## Work required:
Leave out the pictures, and retype only the lines from the beginning of the material through the line that contains "from matplotlib.ticker import MultipleLocator", including both.

## Data:
## Begin
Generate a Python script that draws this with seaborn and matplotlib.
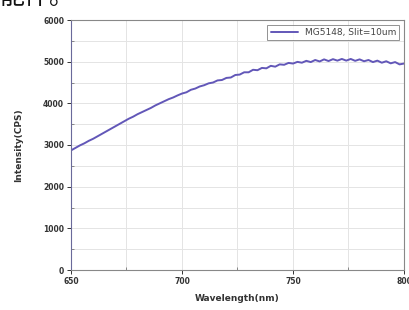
import numpy as np
import pandas as pd
import matplotlib
matplotlib.use('Agg')
import matplotlib.pyplot as plt
import seaborn as sns
from matplotlib.ticker import MultipleLocator


wavelength = list(range(650, 801, 2))
intensity = [
    2870, 2930, 2990, 3040, 3100, 3150, 3210, 3270, 3330, 3390,
    3450, 3510, 3570, 3630, 3680, 3740, 3790, 3840, 3890, 3950,
    4000, 4050, 4100, 4140, 4190, 4235, 4265, 4325, 4355, 4405,
    4435, 4480, 4500, 4550, 4560, 4610, 4620, 4680, 4690, 4745,
    4745, 4805, 4795, 4850, 4840, 4900, 4880, 4935, 4925, 4970,
    4955, 4995, 4975, 5020, 4990, 5040, 5005, 5055, 5015, 5060,
    5025, 5065, 5025, 5065, 5020, 5055, 5010, 5040, 4990, 5025,
    4975, 5010, 4960, 4990, 4935, 4955,
]
series_label = 'MG5148, Slit=10um'
df = pd.DataFrame({'Wavelength(nm)': wavelength, 'Intensity(CPS)': intensity})

sns.set_style('white')
plt.rcParams['font.family'] = ['DejaVu Sans', 'Noto Sans CJK SC']

fig = plt.figure(figsize=(4.1, 3.1), dpi=100)
ax = fig.add_axes([71 / 410, 40 / 310, 333 / 410, 250 / 310])

sns.lineplot(data=df, x='Wavelength(nm)', y='Intensity(CPS)', ax=ax,
             color='#6257b8', linewidth=1.4, label=series_label)

ax.set_xlim(650, 800)
ax.set_ylim(0, 6000)
ax.xaxis.set_major_locator(MultipleLocator(50))
ax.xaxis.set_minor_locator(MultipleLocator(25))
ax.yaxis.set_major_locator(MultipleLocator(1000))
ax.yaxis.set_minor_locator(MultipleLocator(500))
ax.grid(which='both', color='#e4e4e4', linewidth=0.7)
ax.set_axisbelow(True)
for s in ax.spines.values():
    s.set_color('#888888')
    s.set_linewidth(0.8)
ax.spines['left'].set_color('#6a6a9a')
ax.tick_params(which='major', direction='out', length=3, width=0.7,
               labelsize=5.5, colors='#333333', left=True, bottom=True, pad=2)
ax.tick_params(which='minor', direction='in', length=2, width=0.6,
               colors='#777777', left=True, bottom=True)
for lab in ax.get_xticklabels() + ax.get_yticklabels():
    lab.set_fontweight('bold')
ax.set_xlabel('Wavelength(nm)', fontsize=6.5, fontweight='bold', color='#333333', labelpad=6)
ax.set_ylabel('Intensity(CPS)', fontsize=6.5, fontweight='bold', color='#333333', labelpad=14)

leg = ax.legend(loc='upper right', fontsize=6.5, frameon=True, fancybox=False,
                borderpad=0.35, handlelength=3, borderaxespad=0.5)
leg.get_frame().set_edgecolor('#777777')
leg.get_frame().set_linewidth(0.7)
for t in leg.get_texts():
    t.set_color('#444444')

fig.text(0.0, 1 + 3 / 310, '能件。', fontsize=18, va='center', ha='left',
         family=['Noto Sans CJK SC', 'DejaVu Sans'], color='#111111')

fig.savefig('out.png', dpi=100)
## End
## Answer:
Generate a Python script that draws this with seaborn and matplotlib.
import numpy as np
import pandas as pd
import matplotlib
matplotlib.use('Agg')
import matplotlib.pyplot as plt
import seaborn as sns
from matplotlib.ticker import MultipleLocator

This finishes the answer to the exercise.